• WHAT TO PRODUCE: Set the lines down again exactly, first line through the line that contains "(0,0) rectangle (940,1259);", with no pictures.

• SUPPLIED MATERIAL:

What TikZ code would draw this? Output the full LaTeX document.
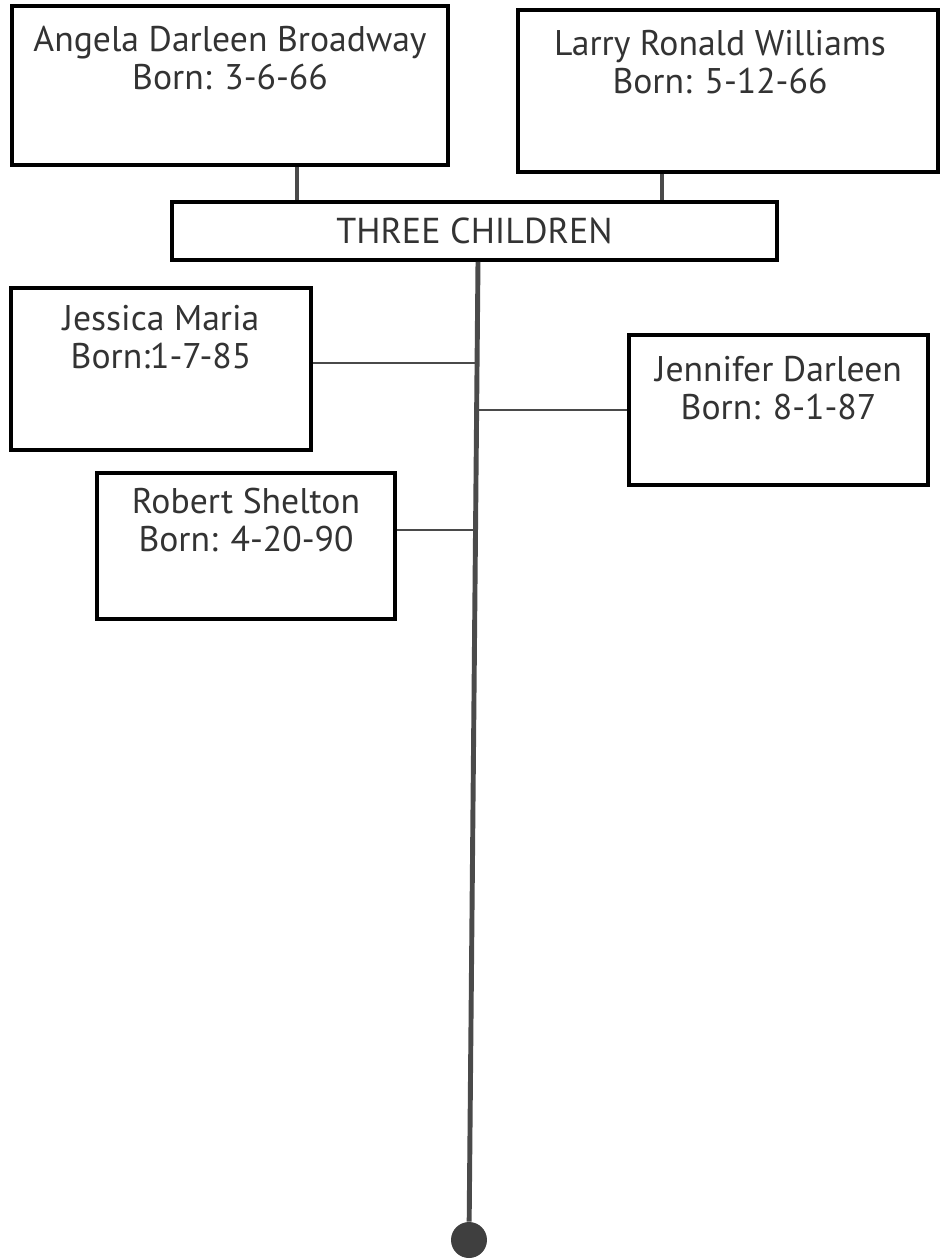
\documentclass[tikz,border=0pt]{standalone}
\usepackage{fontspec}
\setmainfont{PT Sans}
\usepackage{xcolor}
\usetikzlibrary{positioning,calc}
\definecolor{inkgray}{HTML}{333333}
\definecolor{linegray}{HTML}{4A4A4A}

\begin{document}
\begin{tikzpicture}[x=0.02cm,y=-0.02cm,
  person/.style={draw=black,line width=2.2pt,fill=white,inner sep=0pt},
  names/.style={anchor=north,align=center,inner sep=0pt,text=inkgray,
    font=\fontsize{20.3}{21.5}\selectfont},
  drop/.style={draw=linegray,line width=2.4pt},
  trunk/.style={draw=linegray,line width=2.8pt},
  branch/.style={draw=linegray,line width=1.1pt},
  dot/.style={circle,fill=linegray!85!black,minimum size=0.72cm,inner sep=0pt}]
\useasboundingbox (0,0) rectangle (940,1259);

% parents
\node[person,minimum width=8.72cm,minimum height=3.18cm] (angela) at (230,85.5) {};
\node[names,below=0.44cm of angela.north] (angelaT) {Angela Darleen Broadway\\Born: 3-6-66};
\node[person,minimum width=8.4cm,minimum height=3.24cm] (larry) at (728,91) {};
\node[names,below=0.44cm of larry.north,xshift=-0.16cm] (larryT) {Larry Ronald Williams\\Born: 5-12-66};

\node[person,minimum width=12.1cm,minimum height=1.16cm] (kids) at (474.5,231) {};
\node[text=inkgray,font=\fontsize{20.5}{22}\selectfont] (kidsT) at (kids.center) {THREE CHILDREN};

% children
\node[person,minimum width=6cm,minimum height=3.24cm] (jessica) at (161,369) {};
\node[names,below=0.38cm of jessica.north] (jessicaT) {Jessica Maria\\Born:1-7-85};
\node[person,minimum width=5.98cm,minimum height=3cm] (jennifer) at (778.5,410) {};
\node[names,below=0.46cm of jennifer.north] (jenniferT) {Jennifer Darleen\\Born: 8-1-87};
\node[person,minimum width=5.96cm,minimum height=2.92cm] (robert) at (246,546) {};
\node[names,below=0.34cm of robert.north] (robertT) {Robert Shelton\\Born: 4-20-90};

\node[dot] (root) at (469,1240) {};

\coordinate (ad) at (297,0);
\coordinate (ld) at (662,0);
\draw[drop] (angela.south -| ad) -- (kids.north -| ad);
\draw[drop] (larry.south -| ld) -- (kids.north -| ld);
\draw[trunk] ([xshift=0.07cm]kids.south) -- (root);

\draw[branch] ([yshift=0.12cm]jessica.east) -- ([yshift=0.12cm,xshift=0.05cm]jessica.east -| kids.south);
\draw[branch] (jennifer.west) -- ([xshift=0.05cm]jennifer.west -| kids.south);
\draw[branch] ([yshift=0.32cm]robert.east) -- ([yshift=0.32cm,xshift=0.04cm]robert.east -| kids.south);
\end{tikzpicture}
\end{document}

• SOLUTION TO THIS EXERCISE:
What TikZ code would draw this? Output the full LaTeX document.
\documentclass[tikz,border=0pt]{standalone}
\usepackage{fontspec}
\setmainfont{PT Sans}
\usepackage{xcolor}
\usetikzlibrary{positioning,calc}
\definecolor{inkgray}{HTML}{333333}
\definecolor{linegray}{HTML}{4A4A4A}

\begin{document}
\begin{tikzpicture}[x=0.02cm,y=-0.02cm,
  person/.style={draw=black,line width=2.2pt,fill=white,inner sep=0pt},
  names/.style={anchor=north,align=center,inner sep=0pt,text=inkgray,
    font=\fontsize{20.3}{21.5}\selectfont},
  drop/.style={draw=linegray,line width=2.4pt},
  trunk/.style={draw=linegray,line width=2.8pt},
  branch/.style={draw=linegray,line width=1.1pt},
  dot/.style={circle,fill=linegray!85!black,minimum size=0.72cm,inner sep=0pt}]
\useasboundingbox (0,0) rectangle (940,1259);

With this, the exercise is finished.